All my life I've loved the drive down from the Rimutaka Hill Road into this town that looks like a Western movie set with its old-fashioned, deep-verandaed shops and its magnificent stone war memorial, much too big to live up to.
But the south Wairarapa town, with the population (declining) of a big-city high school, has a dark side, as so many rural towns do. There are too many people living idle lives there, without purpose or dignity – if we can use such a big word.
Four people were found guilty last week of murdering disabled local man Glen Jones, a supermarket worker, in a vigilante attack. A woman had accused him of rape, but how much truth there was to that claim is unclear. His killers, one of whom put on her "stomping boots" for the event, await sentencing.
What happened after the attack revealed nastiness that, in its casual way, was almost as bad. A drive to an Upper Hutt service station, where they cleaned blood off their shoes and ate pies.
On then to Wellington, and a lap around its nightclub circuit before stopping at the Taita cemetery, where one of the killers, who lived in the Hutt, visited the grave of his baby daughter and partner.
They had died two years earlier, on the same date, in a car crash. He had observed the anniversary by killing a man. When you have no moral compass you just do what you do.
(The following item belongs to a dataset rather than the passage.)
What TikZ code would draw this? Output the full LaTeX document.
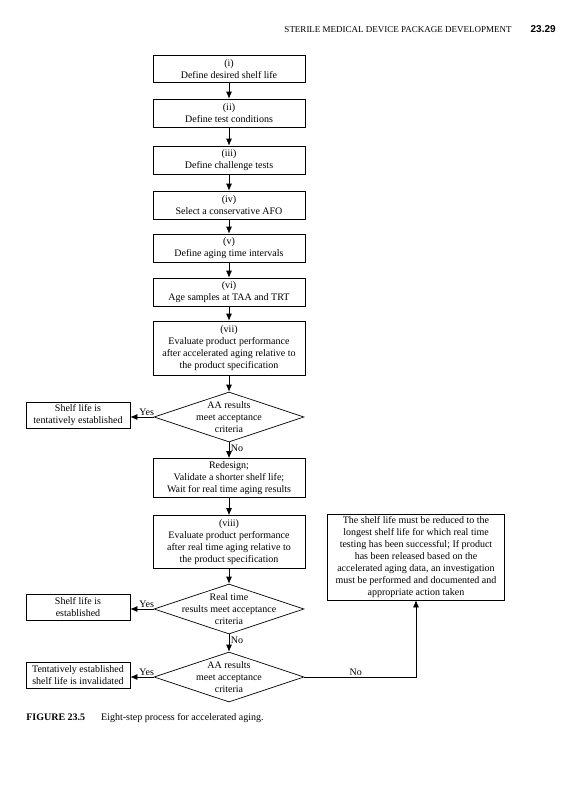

Together again the next afternoon, with the killing on the news, the four young, soon-to-be-convicted killers (their ages ranged from 23 to 29) were idly doing "burnouts" in Masterton. Catching them was a doddle.
All of the four are parents. All of them, based on that night's events, are hardly fit to be.
On a brief court appearance last year, Kristofer Lee Jones, the man who visited the cemetery, repeatedly pulled the finger, mouthed words and grinned at a police officer. What are you supposed to think?
Equally unfit to be a parent was Steven Williams, the stepfather of 6-year-old Coral-Ellen Burrows. He killed Coral in Featherston in 2003 after a night smoking P, his fifth night and day without sleeping. He, too, washed the blood off at a service station.
An unemployed farm labourer with 90 convictions, he was by no means anyone's ideal stepfather, yet he was in that position of trust, and that is what he did with it.
All of these details are banal, as someone once said evil is. It's a series of choices, the kind you make when you think ahead only as far as the next five minutes, and can't visualise consequences.
I make no excuses. There aren't any. But I suspect the small towns of this country, like Featherston, have gone bad since the infrastructure that once surrounded them collapsed. With that went opportunities for work, which offers the ability to live decently, if modestly, that welfare does not. You can see how hopelessness sets in, especially if you're unskilled.
When the world doesn't value you how can you value anyone, even your own kids?
Money isn't a good measure of value, but it has replaced the folk Christianity that knitted small communities together, back when those attractive old buildings went up with so much misplaced confidence in the future.
How can we not agree with Carterton district councillor Jill Greathead, chairwoman of the Wairarapa Psychoactive Substances Working Party, in her protest at having to "provide a location" for the selling of legal highs?
Synthetic cannabis has already caused widespread damage in Wairarapa, she said last week; it is a psychoactive substance that eventually leads to psychosis.
"We say that's bad," said Greathead, "yet the Government's telling me this [synthetic] stuff's OK?"
I'm not fooled either. Drugs and idleness are a lethal combination.